To investigate the frequency stability of the FCs, we evaluated their phase coherence. A comparison between phase coherent and phase incoherent frequency combs is shown in Fig. S6. It can be seen that phase incoherence is revealed in the time-histories of the signal (displacement) and its time derivative (velocity) which cease to have distinct maxima and minima as phase incoherence resulting in a drift between the various frequency components in the signal. Similarly, phase incoherence results in a wandering phase-space diagram randomly visiting different areas withing reachable phase-space. Unlike the case for coherent FCs where the constituent harmonics result in a single closed orbit.

In this work, we measured the nanobeam tip displacement and velocity in time-domain under the excitation waveform (V_DC = 1 V, V_AC = 2.3 V) and a 2:1 modal interaction with f = 202.2 kHz, corresponding to the FC shown in Fig. 3. The time-histories of the displacement and velocity, shown in Fig. 5a, reveals regular and distinct maxima and minima, inset of Fig. 5a, providing confirmation of the phase coherence of the FC. Likewise, the phase-space diagram of the orbit corresponding to the FC over thousands of forcing cycles (Fig. 5b) exhibit a distinct closed orbit consisting of two loops, a characteristic feature of the 2:1 modal interaction. No drift over time is observed in the phase-space diagram.

Conclusion

In conclusion, this study has successfully demonstrated the development of an energy-efficient technique for the generation of electro-mechanical frequency comb via modal interactions between an electrical resonator and a mechanical resonator. An electrostatic NEMS made of a resonant drive circuit and an nanobeam was deployed as a platform to demonstrate the technique. In one case, the electric circuit’s inductance was tuned to match its resonant frequency to twice the resonant frequency of the beam’s out-of-plane bending mode, thus enabling an energy efficient 2:1 modal interaction between the electrical and mechanical modes. The results show the generation of 150 evenly spaced peaks covering a 15 MHz-wide spectrum, confirming successful creation of low voltage (<5 V) FCs.

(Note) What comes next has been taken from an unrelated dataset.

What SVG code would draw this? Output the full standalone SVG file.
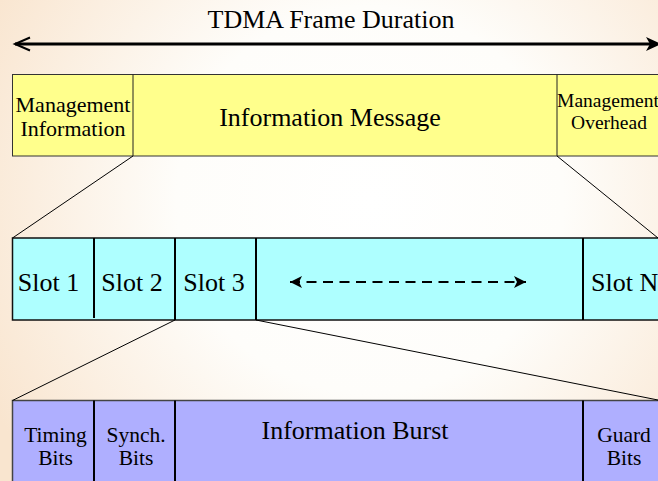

In another case, we used the same NEMS to generate FCs via 1:1 modal interaction by tuning the electric circuit’s inductance to match its resonant frequency to the resonant frequency of the beam’s out-of-plane bending mode. The resulting FC had 60 evenly spaced peaks covering a 6 MHz-wide spectrum. This result emphasizes the advantages of the 2:1 modal interaction in terms of frequency comb width and stability compared to the 1:1 interaction. It also demonstrates the simplicity of the fabricated nanocantilever using the AP-SALD technique and highlights the flexibility of the approach to accommodate various modal interactions.